Requirement:
Every line below that mentions the word "this" should be copied out.

Input rows:
+---+

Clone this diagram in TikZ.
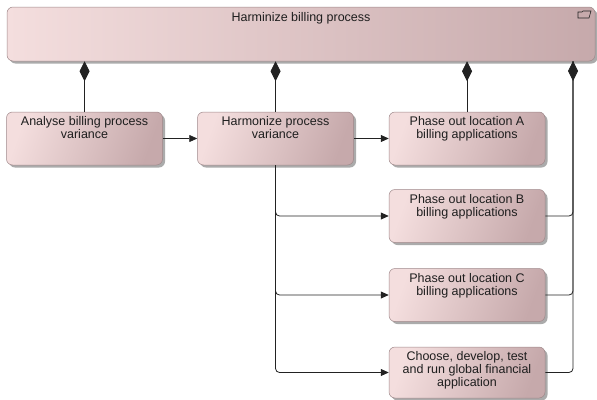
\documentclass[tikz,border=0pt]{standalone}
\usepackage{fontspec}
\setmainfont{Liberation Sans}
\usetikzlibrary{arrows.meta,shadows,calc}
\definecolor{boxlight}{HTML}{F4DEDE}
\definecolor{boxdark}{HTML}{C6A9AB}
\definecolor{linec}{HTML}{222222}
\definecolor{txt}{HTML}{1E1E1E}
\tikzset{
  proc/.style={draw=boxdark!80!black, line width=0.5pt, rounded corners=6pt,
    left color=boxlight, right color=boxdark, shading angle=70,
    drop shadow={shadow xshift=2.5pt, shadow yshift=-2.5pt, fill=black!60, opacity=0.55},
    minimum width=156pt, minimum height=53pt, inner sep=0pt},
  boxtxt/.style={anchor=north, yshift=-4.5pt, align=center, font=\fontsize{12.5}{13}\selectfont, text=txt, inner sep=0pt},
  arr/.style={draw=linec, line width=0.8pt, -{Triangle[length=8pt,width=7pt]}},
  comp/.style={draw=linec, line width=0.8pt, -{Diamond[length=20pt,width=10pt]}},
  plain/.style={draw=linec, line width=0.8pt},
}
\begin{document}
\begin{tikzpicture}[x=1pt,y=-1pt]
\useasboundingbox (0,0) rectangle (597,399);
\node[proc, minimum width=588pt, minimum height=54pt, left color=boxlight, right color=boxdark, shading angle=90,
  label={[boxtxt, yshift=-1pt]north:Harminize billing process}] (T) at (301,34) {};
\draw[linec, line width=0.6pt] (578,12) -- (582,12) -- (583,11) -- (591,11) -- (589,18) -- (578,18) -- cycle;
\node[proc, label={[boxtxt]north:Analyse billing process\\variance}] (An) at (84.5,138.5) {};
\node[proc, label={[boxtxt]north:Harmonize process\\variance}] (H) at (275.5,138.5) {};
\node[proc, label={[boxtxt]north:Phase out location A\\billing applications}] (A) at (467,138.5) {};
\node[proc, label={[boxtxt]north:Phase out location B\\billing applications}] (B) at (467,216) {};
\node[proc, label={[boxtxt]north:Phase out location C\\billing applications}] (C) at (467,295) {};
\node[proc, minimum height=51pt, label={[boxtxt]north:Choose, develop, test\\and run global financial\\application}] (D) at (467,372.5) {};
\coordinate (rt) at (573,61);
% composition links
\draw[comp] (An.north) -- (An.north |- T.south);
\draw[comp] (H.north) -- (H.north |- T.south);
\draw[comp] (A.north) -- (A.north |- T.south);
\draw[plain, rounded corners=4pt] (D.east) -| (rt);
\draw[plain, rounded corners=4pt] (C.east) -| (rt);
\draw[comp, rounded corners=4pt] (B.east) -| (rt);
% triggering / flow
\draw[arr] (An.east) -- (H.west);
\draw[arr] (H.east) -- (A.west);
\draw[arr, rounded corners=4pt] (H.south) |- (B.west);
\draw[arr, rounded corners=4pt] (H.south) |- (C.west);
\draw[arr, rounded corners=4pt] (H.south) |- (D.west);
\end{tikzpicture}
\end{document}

+---+

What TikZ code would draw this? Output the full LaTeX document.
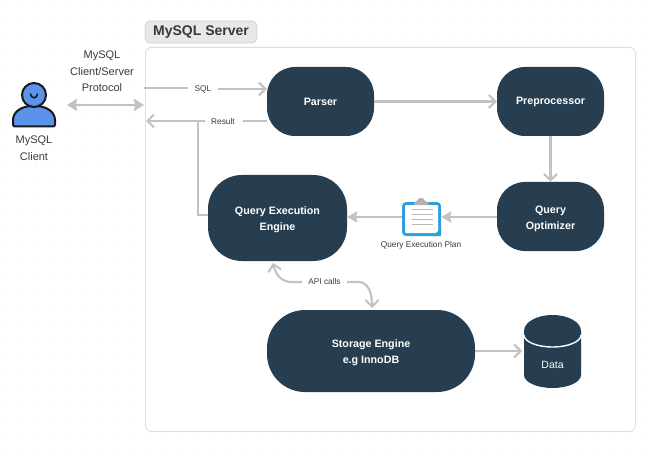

+---+

Exercise output:
Clone this diagram in TikZ.
What TikZ code would draw this? Output the full LaTeX document.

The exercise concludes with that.